Many compute nodes are only covered by a single UPS, so must be powered down during electrical work.
A-side UPS replacement:
- 4 hour window of the VACC at 50% capacity.
- Four to five business days of the VACC at 100% capacity, however, 50% will not be UPS backed, so disruptions in utility power could cause node failure and loss of jobs.
- 8 hour window of the VACC at 50% capacity while load tests are performed, and the new UPS is connected.
B-side UPS replacement: - Essentially, a repeat of the A-side replacement.
A-side UPS replacement is estimated to begin in March. B-side UPS replacement is estimated to begin in late April.
We plan to pause data center work for Research Week (April 13-17). Remaining UPS, cooling, and power work will continue after April 20.
Completed maintenance¶
April, 2026¶
- April 1-April 3:
- VACC continues at 50-100% capacity (A-side circuits/nodes not UPS backed. "Not UPS backed" means an electrical outage or disturbance could cause some compute nodes/jobs to fail.)
- IceCore (H200) nodes have migrated into new racks. This also includes GoldenMaple (H200) nodes.
- Substantial completion of secondary cooling loop. Commissioning still to be completed, but cooling is essentially online at this point.
- April 4 (Saturday):
- UPS A shutdown for installation (8 hours of load testing.)
- VACC at 50% capacity.
- April 5-12:
- VACC at 50-100% capacity, and beyond 100% as new hardware is brought into production.
- New scheduler configuration in place (GPU features).
- April 13-17:
- UVM Research Week: VACC/IceCore available beyond 100%.
March 9-25, 2026¶
- March 9:
- Secondary cooling loop was shutdown. VACC reduced to 50% capacity.
- DeepGreen was shut down permanently. No more V100 GPUs will be available.
- March 10:
- VACC cluster shutdown at 5:30AM, due to "A" side electrical panel shutdown.

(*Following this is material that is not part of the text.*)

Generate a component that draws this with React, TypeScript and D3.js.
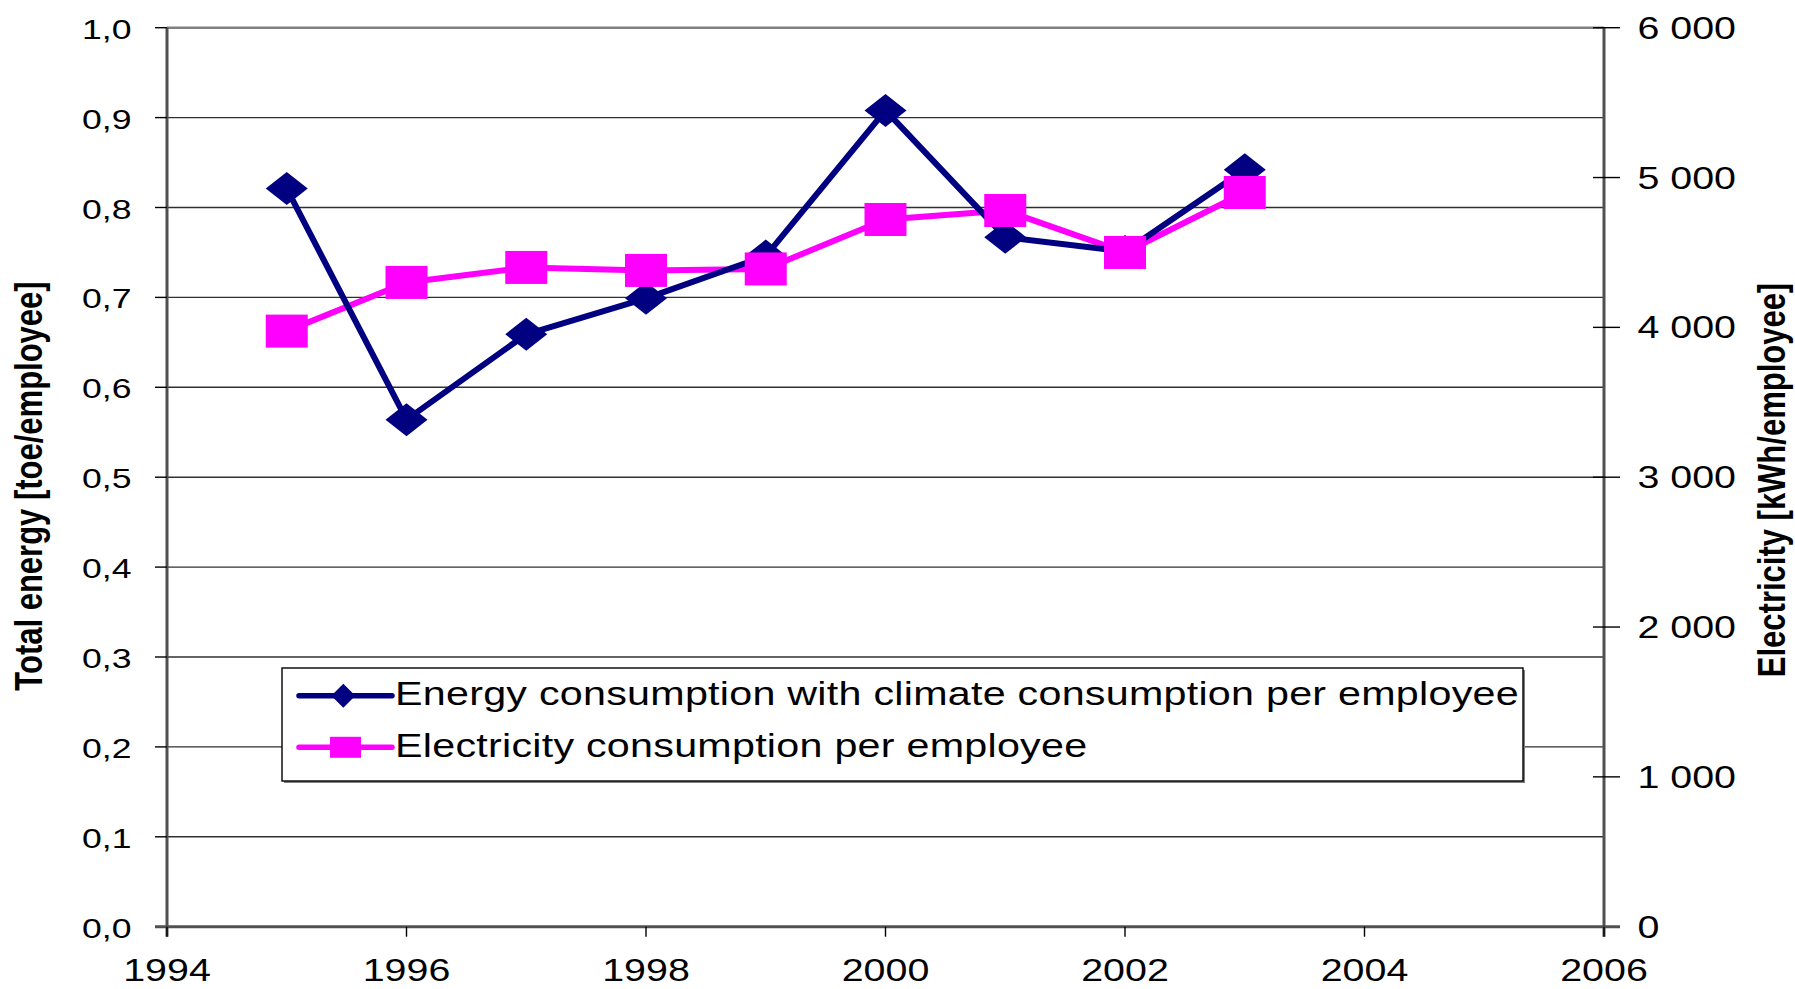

- During the day, capacity was brought back online to 50% capacity.
- March 10-12:
- VACC continued at 50% capacity, as secondary cooling loop is offline.
- March 13:
- VACC cluster resources were unavailable from 5:00AM-12:00PM, due to electrical panel shutdown.
- After power was restored, VACC came back at 50% capacity.
- Initial startup and configuration of rear door heat exchangers for IceCore.
- March 14-17:
- VACC continued at 50% capacity.
- New secondary cooling installation.
- March 18:
- UPS A was shutdown for removal (6 hours: 6:00AM - 12:00PM)
- Nodes supported by UPS A were unavailable.
- March 19:
- VACC continues at 50-100% capacity (A-side circuits/nodes not UPS backed. "Not UPS backed" means an electrical outage or disturbance could cause some compute nodes/jobs to fail.)
- During this time, IceCore (H200) nodes will migrate into new racks. This also includes GoldenMaple (H200) nodes.
January 7-8, 2026¶
The cluster was down for scheduled maintenance to upgrade the operating system. We moved from:
- RHEL 9.4 to RHEL 9.6, including many bugfixes.
- Slurm from 25.05 to 25.11
GPFS3 rebuild¶
All files on /gpfs3 were deleted on January 7th so that we could rebuild the file system. A new policy of automatically deleting files that have not been accessed within 60 days was implemented. To emphasize the new policy, /gpfs3 was renamed /gpfs3tmp.
Details about /gpfs3tmp¶
To improve service to VACC users, we rebuilt the /gpfs3 filesystem on Jan 7, 2026. This filesystem was originally intended to be only for temporary files. After the rebuild, it was renamed /gpfs3tmp, and automatic purging of files that are not being accessed was implemented. Directories on it will only be created for each PI group. There are two main changes to be aware of:
- Files untouched for sixty (60) days will be automatically deleted. Since this is scratch (temporary storage), there is no backup. A warning email will be sent at the forty (40) day mark. No notifications will be sent about deletions on day sixty.
- No per-user directories are automatically created. Group members will be able to create subdirectories under their group's PI directory.
Regarding the previously existing gpfs3: a snapshot was be taken of the filesystem before it is deleted and rebuilt. However, our backup of the existing gpfs3 (which we do not normally perform) will only be held for 60 days (until March 8, 2026).